Tunnel Machine Set To Dig Under Seattle -- But It's Not Bertha
A tunnel machine is set to resume digging beneath the streets of Seattle in June. This machine isn't named Bertha.
The ceremony at a construction site next to I-5 had all the usual ingredients. Speeches by elected officials.
A battery of TV cameras. And a christening of the newly refurbished tunnel machine.
Sound Transit celebrated the imminent launch of the machine that will dig a light-rail tunnel nearly four miles, from Northgate down to Husky Stadium on the UW campus. They call this machine Brenda.
None of the speeches mentioned the city's most famous, or infamous, tunnel-boring machine. Bertha remains broken down beneath the Seattle waterfront. It's not expected to resume digging until March of next year.
Sound Transit officials said they don't expect a similar fate to befall Brenda, since it's already proven itself digging from Capitol Hill to downtown.
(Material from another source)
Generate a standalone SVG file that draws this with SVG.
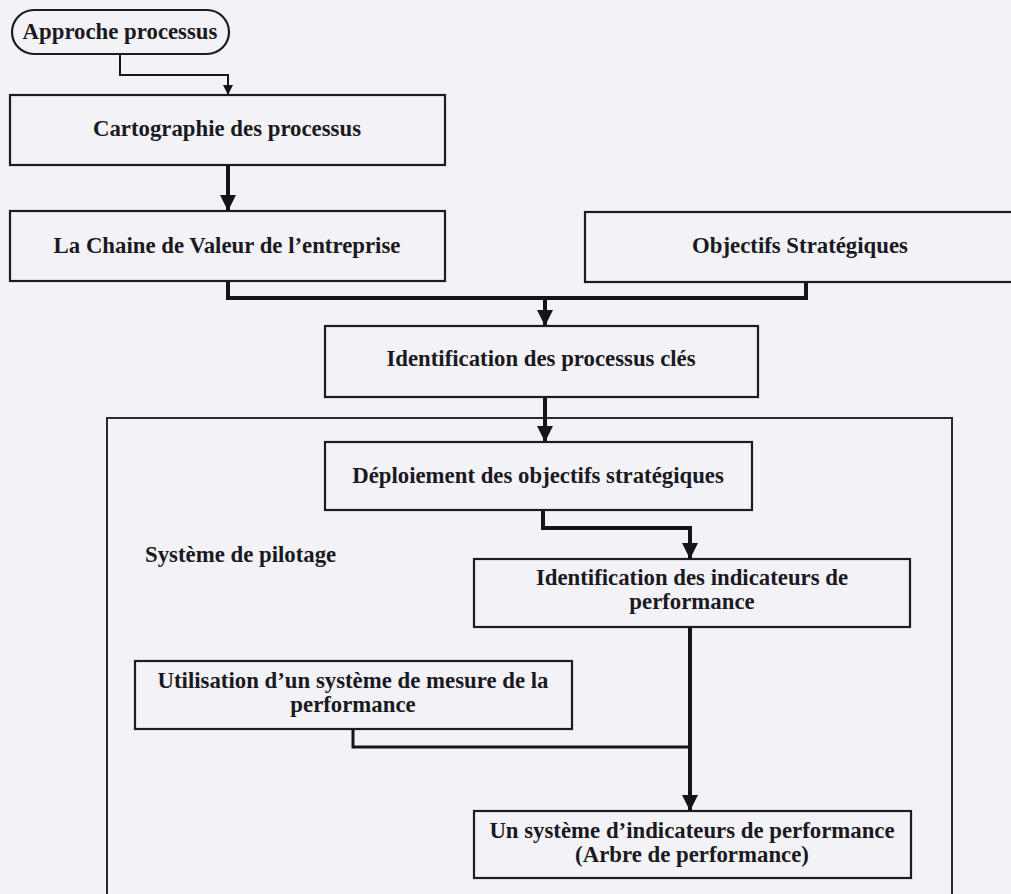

"I think we've got a real experienced team and an experienced technology," said Paul Roberts, an Everett City Councilman and vice chair of Sound Transit. " We're excited and looking forward to staying on schedule and on budget."
It was a year-and-a-half ago that Washington state officials enjoyed a similar ceremony in Japan. They celebrated the completion of the world's largest tunnel machine. Chris Dixon, the head of the project for Seattle Tunnel Partners spoke with an industry publication called Tunnel Talk.
"Our target completion date on our target schedule is the 21st of July 2014, so almost 14 months of tunneling,” said Dixon.
Bertha hasn't come close to the schedule that Dixon laid out in Japan.
It started a couple months late and lost another month to a longshoreman's strike. Bertha broke down in December, and officials expect it to be on its underground staycation for a total of 16 months.
Seattle Tunnel Partners have asked Washington DOT to pay nearly $190 million in extra costs. State officials say they have rejected 80% of those cost overruns and are reviewing the rest.
So far, Sound Transit's newly christened machine has a better track record than Bertha's: Bertha broke down after just a thousand feet of drilling. The much skinnier Brenda has dug two-miles already under Capitol Hill. Sound Transit officials say it finished ahead of schedule and under budget.